Week 2, Day 1: Language as Detritus

Perlof explains that Kenneth Goldsmith discovers reporting on the “’truth’…may be the biggest ‘fiction’ of all” and I agree this is similar to the way nonfiction writers take “creative leniency” when dealing with various elements of a work. For example, like Goldsmith, it is difficult to pinpoint everything precisely and meticulously the way an interviewer may review their recordings to establish a narrative about a recent interview they were part of. The subject was wearing blue, but what shade of blue? Were his lips pink or face blushed? Do you remember and/or is it important to do so? More importantly, what happens when you embellish for sake of aesthetics?

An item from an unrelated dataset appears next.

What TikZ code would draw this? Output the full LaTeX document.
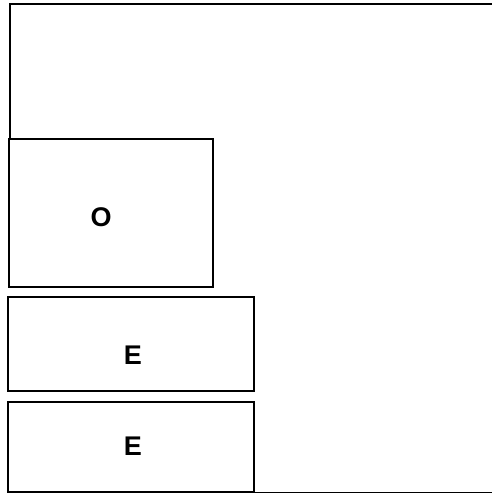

What is fascinating about Goldsmith’s uncreative writing concept is that he is exploring the realm of what is digitally available to us. The influx of material and the overzealous execution/quantity o3827108824_52854754cd_zf that material is staggering. In my opinion, he’s opening up people to a commentary about our society and world from a zoomed-in, detailed view like his weather and traffic pieces, and asking us about our world of machines, of verbal garbage, of judgement and time perhaps. We live in a world where much of the time is spent receiving information that is “language more concerned with quantity than quality.”

“Spiritus Sanctus Works, By Way of Words”

Vanessa Place has an inner battle going on between her creative and critical sections of herself. I see them as small creatures on her shoulders. Look at it through this lens…they both say to her. She cannot separate her passion for justice and her MFA. And why should she? Place approaches her work conceptually. Rule-oriented. Factual. She, like Goldsmith, work within the realm of the already stated, already created. In a bio piece from The Poetry Foundation she quotes Marcel Duchamp’s idea that “it’s not what you see that is art, art is the gap.”  While I’ve not read the extent of her work to truly comment on it, I believe she’s attempting to strip down our language to the basic, human level. We base it on quantity, not quality again. Her poem “No More” is an excellent example of this, where she repeats “No more…” 18 times, adding concepts side-by-side that do not connect on the surface:

No more verbs of embroidery.

No more unintentional phallacy.

No more metaphor, no more simile. Let the thing be, concretely…

No more children pimped out to prove some outpouring mortality…

No more Gobstoppers: an epic isn’t an epic for its fingerprints…

 

I believe Place is commenting on the way we bend everything to fit into our boxes. Wordsmiths bend words to fit into advertising squares–create jargon to confuse and misuse the masses. When we think of who does this most successfully, I’d say it is people like lawyers and writers. At the same time, in the same space, Place begs to question what else coincides with our world that is flooded with the influx of manipulation? She uses a play on words of her own “unintentional phallacy” – commenting on a patriarchal, Western view, and a fallacy itself.

I think Place is purposeful and responsible within that purpose. I see the embargo on her by the creative world to simply be the little person that controls the creative, MFA side of them all. Place is questioning, is this creative side the devil?  🙂 Ok- that’s taking it a bit far, but does beg a bit of conversation.

1 thought on “Week 2, Day 1: Language as Detritus

  1. I hope we’ll have the chance to discuss the Creative/Critical tension that you raise. I’m not sure quite how it works out in VP’s work and its reception. Does it have to do with the fact that she appropriates language (and in the case of GWTW, language that others find objectionable) ? Often readers’ first encounters with conceptual writing of any stripe will produce a negative reaction on the grounds that it’s insufficiently original, plagiaristic, too “easy” etc.